3.12.10

TINGKATAN KAUM MUSLIMIN

Seyogyanya, memang muatan materi khutbah Jum’at di lingkungan akademisi, seperti di Masjid UIN Maiki Malang yang mayoritas jama'ahnya notabeni para mahasiswa dan dosen, bobotnya tidak boleh sama dengan isi khutbah di masjid-masjid kebanyakan. Ada sabda Nabi yang menegaskan: khẚtibi annas ‘ala qadri ‘uqulihim, aw kama qẚla: berbicara (berda’wahlah) kepada manusia sesuai tingkatan (pemekiran) mereka. Tujuannya tentu bukan membedakan yang terkesan “elitis”, atau arogan. Tapi memang itulah sebuah keniscayaan tingkat manusia pada umumnya; dan karenanya tidak perlu dipertentangkan. Berikut ini penulis ketengahkan contoh yang mungkin bisa memperkuat realitas tingkatan “pemahaman” manusia secara umum, dan umat Islam pada khususnya, dalam memahami teks agamanya.

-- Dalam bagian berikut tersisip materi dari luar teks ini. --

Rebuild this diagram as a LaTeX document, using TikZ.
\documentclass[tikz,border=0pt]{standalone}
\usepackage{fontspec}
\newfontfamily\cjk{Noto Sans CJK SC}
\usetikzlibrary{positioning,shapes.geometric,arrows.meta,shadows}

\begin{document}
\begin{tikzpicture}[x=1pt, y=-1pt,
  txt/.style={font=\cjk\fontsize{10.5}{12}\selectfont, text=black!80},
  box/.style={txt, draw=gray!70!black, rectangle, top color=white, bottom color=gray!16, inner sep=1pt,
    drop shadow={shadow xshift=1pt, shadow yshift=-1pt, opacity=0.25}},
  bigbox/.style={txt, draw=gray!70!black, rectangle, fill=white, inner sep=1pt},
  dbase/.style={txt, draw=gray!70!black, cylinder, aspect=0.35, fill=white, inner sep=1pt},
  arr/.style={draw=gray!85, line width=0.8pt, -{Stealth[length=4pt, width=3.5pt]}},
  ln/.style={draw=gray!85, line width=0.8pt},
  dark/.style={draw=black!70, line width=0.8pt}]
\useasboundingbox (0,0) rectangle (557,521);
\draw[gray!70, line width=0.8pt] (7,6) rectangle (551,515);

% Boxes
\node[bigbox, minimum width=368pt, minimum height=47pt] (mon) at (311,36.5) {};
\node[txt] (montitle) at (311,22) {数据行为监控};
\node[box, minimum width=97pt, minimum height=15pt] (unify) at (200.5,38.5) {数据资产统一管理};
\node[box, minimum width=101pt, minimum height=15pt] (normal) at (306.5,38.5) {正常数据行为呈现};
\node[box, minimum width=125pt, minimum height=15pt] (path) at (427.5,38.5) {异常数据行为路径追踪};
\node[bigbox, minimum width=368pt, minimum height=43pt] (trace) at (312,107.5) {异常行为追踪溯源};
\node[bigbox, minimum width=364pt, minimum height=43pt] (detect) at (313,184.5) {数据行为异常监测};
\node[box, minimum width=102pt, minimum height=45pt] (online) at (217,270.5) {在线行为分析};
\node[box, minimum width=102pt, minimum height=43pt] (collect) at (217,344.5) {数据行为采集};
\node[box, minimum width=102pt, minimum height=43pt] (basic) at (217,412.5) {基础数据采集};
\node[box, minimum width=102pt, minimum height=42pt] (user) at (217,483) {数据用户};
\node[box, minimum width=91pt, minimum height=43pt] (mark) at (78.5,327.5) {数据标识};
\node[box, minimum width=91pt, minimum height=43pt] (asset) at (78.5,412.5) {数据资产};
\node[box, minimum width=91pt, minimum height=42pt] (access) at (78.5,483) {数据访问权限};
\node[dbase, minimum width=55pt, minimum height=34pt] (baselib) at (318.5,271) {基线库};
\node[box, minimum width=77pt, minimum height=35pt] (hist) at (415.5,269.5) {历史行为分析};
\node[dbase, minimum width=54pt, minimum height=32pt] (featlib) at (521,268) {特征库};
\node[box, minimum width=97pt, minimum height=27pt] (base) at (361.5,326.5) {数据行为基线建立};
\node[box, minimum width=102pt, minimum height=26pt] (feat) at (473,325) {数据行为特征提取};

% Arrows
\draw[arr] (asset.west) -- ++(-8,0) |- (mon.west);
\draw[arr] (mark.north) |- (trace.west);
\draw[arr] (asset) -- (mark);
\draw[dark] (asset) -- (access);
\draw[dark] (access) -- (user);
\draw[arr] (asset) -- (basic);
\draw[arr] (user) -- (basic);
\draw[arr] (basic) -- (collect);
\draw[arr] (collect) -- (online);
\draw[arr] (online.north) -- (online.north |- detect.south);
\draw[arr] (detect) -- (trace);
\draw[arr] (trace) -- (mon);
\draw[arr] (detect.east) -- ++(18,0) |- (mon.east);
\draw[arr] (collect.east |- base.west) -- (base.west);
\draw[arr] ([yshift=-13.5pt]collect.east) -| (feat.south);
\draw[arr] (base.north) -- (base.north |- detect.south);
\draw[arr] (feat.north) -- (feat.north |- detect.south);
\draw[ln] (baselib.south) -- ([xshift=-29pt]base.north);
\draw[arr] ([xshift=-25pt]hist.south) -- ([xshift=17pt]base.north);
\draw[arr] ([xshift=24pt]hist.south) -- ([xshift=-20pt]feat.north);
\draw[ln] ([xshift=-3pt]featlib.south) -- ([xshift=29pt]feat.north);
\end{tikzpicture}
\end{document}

Ada firman Allah, “Serulah (wahai Muhammad) ke jalan Tuhanmu dengan hikmah dan kata nasihat yang baik, dan bantahlah mereka dengan sesuatu yang lebih baik” (QS. 16: 25), cukup menarik memperhatikan tafsiran Ibn Rusyd (Averroes) tentang “hikmah” dalam firman Allah itu. Menurut filsuf Muslim yang sekaligus pakar hukum Islam itu, menyampaikan seruan kebenaran dengan hikmah adalah berarti dengan “burhân” atau bukti demonstratif yang tak terbantah (apodiktik). Tetapi karena hikmah dalam pengertian ini adalah sulit untuk orang kebanyakan ( 'awâm) maka ia merupakan bidang yang menjadi wewenang para spesialis
(khawas) yang terdiri dari para filsuf atau ahli hikmah (al-burhân).

Pengertian Ibn Rusyd ini mungkin mencocoki pembicaraan tentang peran kaum cendekiawan dalam menumbuhkan religiusitas dalam masyarakat, yaitu peran memberi kejelasan yang rasional. Tetapi tafsiran serupa itu mungkin akan terasa elitis dan esoterik (terbatas pada kalangan tertentu yang mengerti hikmah saja). Dan memang Ibn Rusyd memiliki pikiran itu dalam benaknya. Mereka yang tidak termasuk kaum spesialis atau khawas harus merasa cukup dengan pendekatan dialektis (jadalî), melalui adu argumentasi, jika tergolong “menengah”. Sedangkan golongan yang lebih bawah, yaitu golongan awam (orang umum) cukup dengan pendekatan retorik (khathâbi) dalam bentuk tutur kata dan nasehat yang baik, tanpa mesti paham betul mengenai hakikat kebenaran itu sendiri.

Bagi ketiga golongan itu—khawas, menengah dan awam—cara pendekatan yang cocok untuk masing-masing akan sama-sama mengantarkan pada penghayatan kebenaran, meskipun dengan tingkat-tingkat kualitas yang tinggi-rendah. Dan dengan cara pendekatan yang berbeda-beda itu masing-masing juga akan sampai kepada tingkat-tingkat kebahagiaan tertentu. Jadi masing-masing mempunyai “idiom”-nya sendiri yang bersesuaian, dan tidak perlu ada intervensi dari yang satu kepada yang lain.